ITAT, Mumbai in a recent judgment has held that for determination of Annual Value of House property, u/s 23(1), whether the residential property (flat) was habitable or not was a question of fact that can be determined only after appreciation of evidences and remanded the case back to AO.
Case Law Details:
ITA No. 4919/Mum/2014 Assessment Year : 2010-11
Rajankumar Manchanda vs. Deputy Comm. Of Income Tax
Date of Judgment/Order: 21-04-2016
Case Law Referred:
ITO v. Chem Mech Private Limited reported in (2002) 83 ITD 427(Mum.)
Shyam Sunder Behl v. ACIT 99 TTJ (Asr.) 1147
CIT v. Tip Top Typography (2014) 48 taxmann.com 191 (Bom.)
Brief Facts of the Case:
During the course of assessment proceedings u/s 143(3) the Assessing Officer noticed that the assessee has shown fixed assets comprising of two residential properties, one at ‘Juhu’ and second at ‘Kripanidhi’, which were not used for the purpose of business of the assessee. The flat at ‘Juhu’ is self occupied and flat at Kripanidhi was vacant during the year and the assessee has not offered any income in respect of vacant flat in the computation of income . The assessee was asked to show cause why flat at ‘Kripanidhi’ be not treated as deemed let out property and added to the total income as Income from house property. On non submission of reply, the AO treated the said flat as deemed let out property and after allowing standard deduction u/s 24(a), computed 8.5% of the book value of the flat appearing in books as Annual Value for the purposes of Section 23(1).

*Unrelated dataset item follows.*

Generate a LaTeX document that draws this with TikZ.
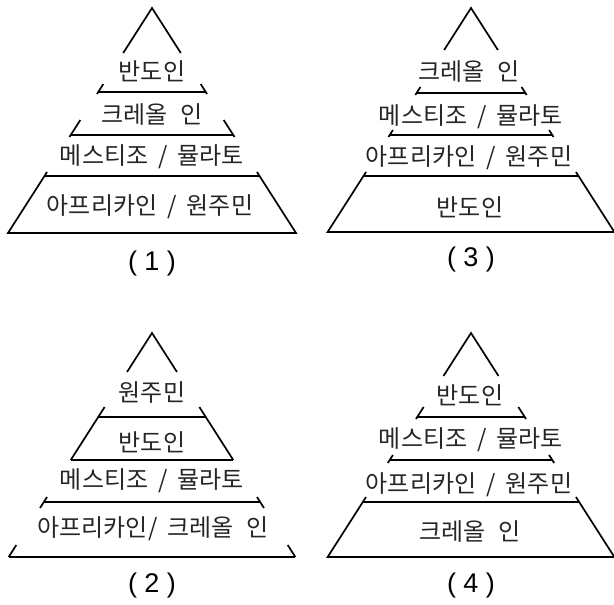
\documentclass[tikz,border=0pt]{standalone}
\usepackage{fontspec}
\setmainfont{Liberation Sans}
\newfontfamily\kr{Noto Sans CJK KR}
\newcommand\pyrslash{\hspace{0.42em}/\hspace{0.42em}}
\newcommand\pyrside[4]{% apex x, apex y, y1, y2
  \pgfmathsetmacro\pxa{#1-0.64*(#3-#2)}
  \pgfmathsetmacro\pxb{#1-0.64*(#4-#2)}
  \pgfmathsetmacro\pxc{#1+0.64*(#3-#2)}
  \pgfmathsetmacro\pxd{#1+0.64*(#4-#2)}
  \draw[pyr] (\pxa,#3) -- (\pxb,#4);
  \draw[pyr] (\pxc,#3) -- (\pxd,#4);
}
\newcommand\pyrline[3]{% apex x, apex y, y
  \pgfmathsetmacro\pxa{#1-0.64*(#3-#2)}
  \pgfmathsetmacro\pxc{#1+0.64*(#3-#2)}
  \draw[pyr] (\pxa,#3) -- (\pxc,#3);
}
\newcommand\pyrtop[3]{% apex x, apex y, y end
  \pgfmathsetmacro\pxa{#1-0.64*(#3-#2)}
  \pgfmathsetmacro\pxc{#1+0.64*(#3-#2)}
  \draw[pyr] (\pxa,#3) -- (#1,#2) -- (\pxc,#3);
}
\newcommand\pyrbase[4]{% apex x, apex y, y top, y bottom
  \pgfmathsetmacro\pxa{#1-0.64*(#3-#2)}
  \pgfmathsetmacro\pxb{#1-0.64*(#4-#2)}
  \pgfmathsetmacro\pxc{#1+0.64*(#3-#2)}
  \pgfmathsetmacro\pxd{#1+0.64*(#4-#2)}
  \draw[pyr] (\pxa,#3) -- (\pxb,#4) -- (\pxd,#4) -- (\pxc,#3);
}
\tikzset{
  pyr/.style={line width=1.7pt, line join=miter},
  lay/.style={font=\kr\fontsize{24}{28}\selectfont, inner sep=0pt, text=black!85},
  numlabel/.style={font=\fontsize{27}{31}\selectfont, inner sep=0pt}
}
\begin{document}
\begin{tikzpicture}[x=1pt,y=-1pt]
\useasboundingbox (0,0) rectangle (614,605);
% ---------- (1) ----------
\pyrtop{152}{8}{53}
\pyrside{152}{8}{84}{94}
\pyrline{152}{8}{92}
\pyrside{152}{8}{120}{137}
\pyrline{152}{8}{135}
\pyrbase{152}{8}{172}{233}
\pyrline{152}{8}{176}
\node[lay] (a1) at (152,71) {반도인};
\node[lay] (a2) at (152,115) {크레올\hspace{0.3em} 인};
\node[lay] (a3) at (152,157) {메스티조\pyrslash 뮬라토};
\node[lay] (a4) at (150,207) {아프리카인\pyrslash 원주민};
\node[numlabel] (c1) at (152,264) {( 1 )};
% ---------- (3) ----------
\pyrtop{471}{8}{50}
\pyrside{471}{8}{87}{95}
\pyrline{471}{8}{93}
\pyrside{471}{8}{130}{137}
\pyrline{471}{8}{135}
\pyrbase{471}{8}{172}{232}
\pyrline{471}{8}{176}
\node[lay] (b1) at (469,72) {크레올\hspace{0.3em} 인};
\node[lay] (b2) at (471,117) {메스티조\pyrslash 뮬라토};
\node[lay] (b3) at (469,158) {아프리카인\pyrslash 원주민};
\node[lay] (b4) at (470,207) {반도인};
\node[numlabel] (c3) at (471,260) {( 3 )};
% ---------- (2) ----------
\pyrtop{152}{333}{372}
\pyrside{152}{333}{407}{460}
\pyrline{152}{333}{417}
\pyrline{152}{333}{460}
\pyrside{152}{333}{497}{508}
\pyrline{152}{333}{502}
\pyrside{152}{333}{545}{557}
\pyrline{152}{333}{557}
\node[lay] (d1) at (152,393) {원주민};
\node[lay] (d2) at (152,442) {반도인};
\node[lay] (d3) at (152,481) {메스티조\pyrslash 뮬라토};
\node[lay] (d4) at (153,529) {아프리카인/\hspace{0.42em}크레올\hspace{0.3em} 인};
\node[numlabel] (c2) at (152,586) {( 2 )};
% ---------- (4) ----------
\pyrtop{471}{333}{376}
\pyrside{471}{333}{407}{419}
\pyrline{471}{333}{417}
\pyrside{471}{333}{455}{463}
\pyrline{471}{333}{460}
\pyrbase{471}{333}{497}{557}
\pyrline{471}{333}{502}
\node[lay] (e1) at (470,395) {반도인};
\node[lay] (e2) at (471,440) {메스티조\pyrslash 뮬라토};
\node[lay] (e3) at (469,485) {아프리카인\pyrslash 원주민};
\node[lay] (e4) at (470,532) {크레올\hspace{0.3em} 인};
\node[numlabel] (c4) at (471,586) {( 4 )};
\end{tikzpicture}
\end{document}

The assessee contested order in appeal before CIT(A) and submitted that he did make submissions before the AO that the assessee got the possession of the flat in June 2008 and the said flat was not in habitable condition and the furniture work was going on in the said flat which was incomplete till 31.03.2010 and also continued up-to 31.03.2011. However, CIT(A) held that the assessee had not made any application under Rule 46A of the Income Tax Rules, 1962 for admission of any additional evidence and order of the AO was confirmed.
Excerpts from ITAT Judgment:
The computation of ALV is to be based on the provisions of Section 23 of the Act and Hon’ble Bombay High Court in the case of CIT v. Tip Top Typography (2014) 48 taxmann.com 191 (Bom.) has laid down the guidelines with respect there-to. In our considered view interest of justice will be best served if the orders of the authorities below are set-aside and issue is restored to the file of the AO for de-novo determination after considering the evidences and explanation submitted by the assessee in his defense on merits. Needless to say proper and adequate opportunity of being heard will be provided by the AO to the assessee in accordance with the principles of natural justice in accordance with law. We order accordingly.